▸ **EXERCISE**: Skip the pictures. Transcribe the rest of the data below without changing a word.

##########

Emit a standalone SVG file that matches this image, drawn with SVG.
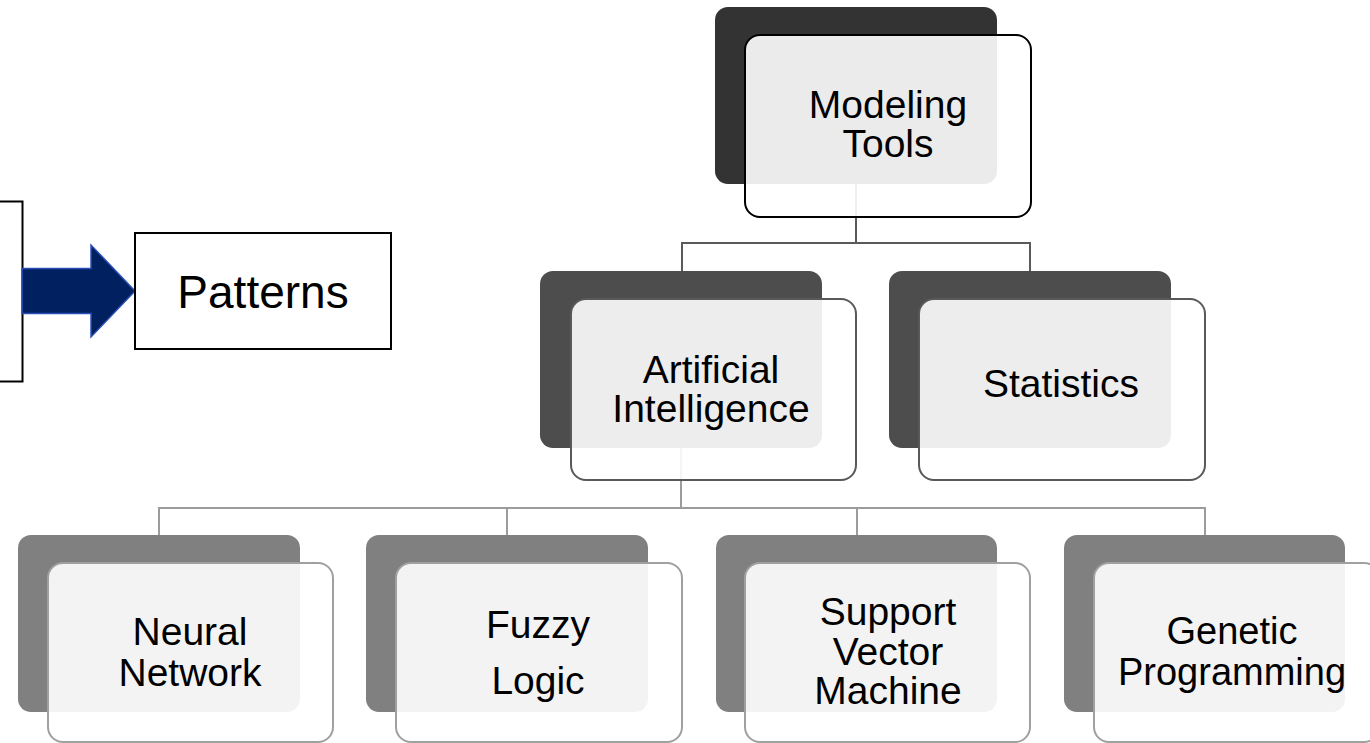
<svg xmlns="http://www.w3.org/2000/svg" width="1370" height="743" viewBox="0 0 1370 743">
  <style>
    .lbl { font-family: "Liberation Sans", Arial, sans-serif; font-size: 39px; fill: #000; text-anchor: middle; }
    .big { font-size: 46px; }
    .tight { font-size: 38px; }
    .back1 { fill: #333333; }
    .back2 { fill: #4d4d4d; }
    .back3 { fill: #808080; }
    .front { fill: #ffffff; fill-opacity: 0.9; stroke-width: 2; }
    .f1 { stroke: #000000; }
    .f2 { stroke: #595959; }
    .f3 { stroke: #a0a0a0; }
    .link1 { fill: none; stroke: #5a5a5a; stroke-width: 2; }
    .link2 { fill: none; stroke: #9c9c9c; stroke-width: 2; }
  </style>

  <rect width="1370" height="743" fill="#ffffff"/>

  <!-- source box cut by the left edge, arrow and result box -->
  <g id="source">
    <rect x="-10" y="201.5" width="32.5" height="180" fill="#ffffff" stroke="#000000" stroke-width="2"/>
  </g>
  <g id="flow-arrow">
    <polygon points="22,268.5 91,268.5 91,245 135,291 91,337 91,313.5 22,313.5" fill="#002060" stroke="#2a4fb8" stroke-width="1.5"/>
  </g>
  <g id="patterns">
    <rect x="135" y="233" width="256" height="116" fill="#ffffff" stroke="#000000" stroke-width="2"/>
    <text class="lbl big" x="263" y="308">Patterns</text>
  </g>

  <!-- hierarchy connectors -->
  <g id="connectors">
    <path class="link1" d="M856,184 V243 M682,271 V243 H1030 V271"/>
    <path class="link2" d="M681,448 V508 M159,535 V508 H1205 V535 M507,508 V535 M857,508 V535"/>
  </g>

  <!-- level 1 -->
  <g id="modeling-tools">
    <rect class="back1" x="715" y="7" width="282" height="177" rx="13"/>
    <rect class="front f1" x="745" y="35" width="286" height="182" rx="15"/>
    <text class="lbl" x="888" y="118">Modeling</text>
    <text class="lbl" x="888" y="157">Tools</text>
  </g>

  <!-- level 2 -->
  <g id="artificial-intelligence">
    <rect class="back2" x="540" y="271" width="282" height="177" rx="13"/>
    <rect class="front f2" x="571" y="299" width="285" height="181" rx="15"/>
    <text class="lbl" x="711" y="383">Artificial</text>
    <text class="lbl" x="711" y="422">Intelligence</text>
  </g>
  <g id="statistics">
    <rect class="back2" x="889" y="271" width="282" height="177" rx="13"/>
    <rect class="front f2" x="919" y="299" width="286" height="181" rx="15"/>
    <text class="lbl" x="1061" y="397">Statistics</text>
  </g>

  <!-- level 3 -->
  <g id="neural-network">
    <rect class="back3" x="18" y="535" width="282" height="177" rx="13"/>
    <rect class="front f3" x="48" y="563" width="285" height="179" rx="15"/>
    <text class="lbl" x="190" y="645">Neural</text>
    <text class="lbl" x="190" y="686">Network</text>
  </g>
  <g id="fuzzy-logic">
    <rect class="back3" x="366" y="535" width="282" height="177" rx="13"/>
    <rect class="front f3" x="396" y="563" width="286" height="179" rx="15"/>
    <text class="lbl" x="538" y="638">Fuzzy</text>
    <text class="lbl" x="538" y="694">Logic</text>
  </g>
  <g id="support-vector-machine">
    <rect class="back3" x="716" y="535" width="281" height="177" rx="13"/>
    <rect class="front f3" x="745" y="563" width="285" height="179" rx="15"/>
    <text class="lbl" x="888" y="625">Support</text>
    <text class="lbl" x="888" y="665">Vector</text>
    <text class="lbl" x="888" y="704">Machine</text>
  </g>
  <g id="genetic-programming">
    <rect class="back3" x="1064" y="535" width="281" height="177" rx="13"/>
    <rect class="front f3" x="1094" y="563" width="285" height="179" rx="15"/>
    <text class="lbl tight" x="1232" y="644">Genetic</text>
    <text class="lbl tight" x="1232" y="685">Programming</text>
  </g>
</svg>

##########

▸ **OUTPUT FOR THIS EXERCISE**:
Emit a standalone SVG file that matches this image, drawn with SVG.
<svg xmlns="http://www.w3.org/2000/svg" width="1370" height="743" viewBox="0 0 1370 743">
  <style>
    .lbl { font-family: "Liberation Sans", Arial, sans-serif; font-size: 39px; fill: #000; text-anchor: middle; }
    .big { font-size: 46px; }
    .tight { font-size: 38px; }
    .back1 { fill: #333333; }
    .back2 { fill: #4d4d4d; }
    .back3 { fill: #808080; }
    .front { fill: #ffffff; fill-opacity: 0.9; stroke-width: 2; }
    .f1 { stroke: #000000; }
    .f2 { stroke: #595959; }
    .f3 { stroke: #a0a0a0; }
    .link1 { fill: none; stroke: #5a5a5a; stroke-width: 2; }
    .link2 { fill: none; stroke: #9c9c9c; stroke-width: 2; }
  </style>

  <rect width="1370" height="743" fill="#ffffff"/>

  <!-- source box cut by the left edge, arrow and result box -->
  <g id="source">
    <rect x="-10" y="201.5" width="32.5" height="180" fill="#ffffff" stroke="#000000" stroke-width="2"/>
  </g>
  <g id="flow-arrow">
    <polygon points="22,268.5 91,268.5 91,245 135,291 91,337 91,313.5 22,313.5" fill="#002060" stroke="#2a4fb8" stroke-width="1.5"/>
  </g>
  <g id="patterns">
    <rect x="135" y="233" width="256" height="116" fill="#ffffff" stroke="#000000" stroke-width="2"/>
    <text class="lbl big" x="263" y="308">Patterns</text>
  </g>

  <!-- hierarchy connectors -->
  <g id="connectors">
    <path class="link1" d="M856,184 V243 M682,271 V243 H1030 V271"/>
    <path class="link2" d="M681,448 V508 M159,535 V508 H1205 V535 M507,508 V535 M857,508 V535"/>
  </g>

  <!-- level 1 -->
  <g id="modeling-tools">
    <rect class="back1" x="715" y="7" width="282" height="177" rx="13"/>
    <rect class="front f1" x="745" y="35" width="286" height="182" rx="15"/>
    <text class="lbl" x="888" y="118">Modeling</text>
    <text class="lbl" x="888" y="157">Tools</text>
  </g>

  <!-- level 2 -->
  <g id="artificial-intelligence">
    <rect class="back2" x="540" y="271" width="282" height="177" rx="13"/>
    <rect class="front f2" x="571" y="299" width="285" height="181" rx="15"/>
    <text class="lbl" x="711" y="383">Artificial</text>
    <text class="lbl" x="711" y="422">Intelligence</text>
  </g>
  <g id="statistics">
    <rect class="back2" x="889" y="271" width="282" height="177" rx="13"/>
    <rect class="front f2" x="919" y="299" width="286" height="181" rx="15"/>
    <text class="lbl" x="1061" y="397">Statistics</text>
  </g>

  <!-- level 3 -->
  <g id="neural-network">
    <rect class="back3" x="18" y="535" width="282" height="177" rx="13"/>
    <rect class="front f3" x="48" y="563" width="285" height="179" rx="15"/>
    <text class="lbl" x="190" y="645">Neural</text>
    <text class="lbl" x="190" y="686">Network</text>
  </g>
  <g id="fuzzy-logic">
    <rect class="back3" x="366" y="535" width="282" height="177" rx="13"/>
    <rect class="front f3" x="396" y="563" width="286" height="179" rx="15"/>
    <text class="lbl" x="538" y="638">Fuzzy</text>
    <text class="lbl" x="538" y="694">Logic</text>
  </g>
  <g id="support-vector-machine">
    <rect class="back3" x="716" y="535" width="281" height="177" rx="13"/>
    <rect class="front f3" x="745" y="563" width="285" height="179" rx="15"/>
    <text class="lbl" x="888" y="625">Support</text>
    <text class="lbl" x="888" y="665">Vector</text>
    <text class="lbl" x="888" y="704">Machine</text>
  </g>
  <g id="genetic-programming">
    <rect class="back3" x="1064" y="535" width="281" height="177" rx="13"/>
    <rect class="front f3" x="1094" y="563" width="285" height="179" rx="15"/>
    <text class="lbl tight" x="1232" y="644">Genetic</text>
    <text class="lbl tight" x="1232" y="685">Programming</text>
  </g>
</svg>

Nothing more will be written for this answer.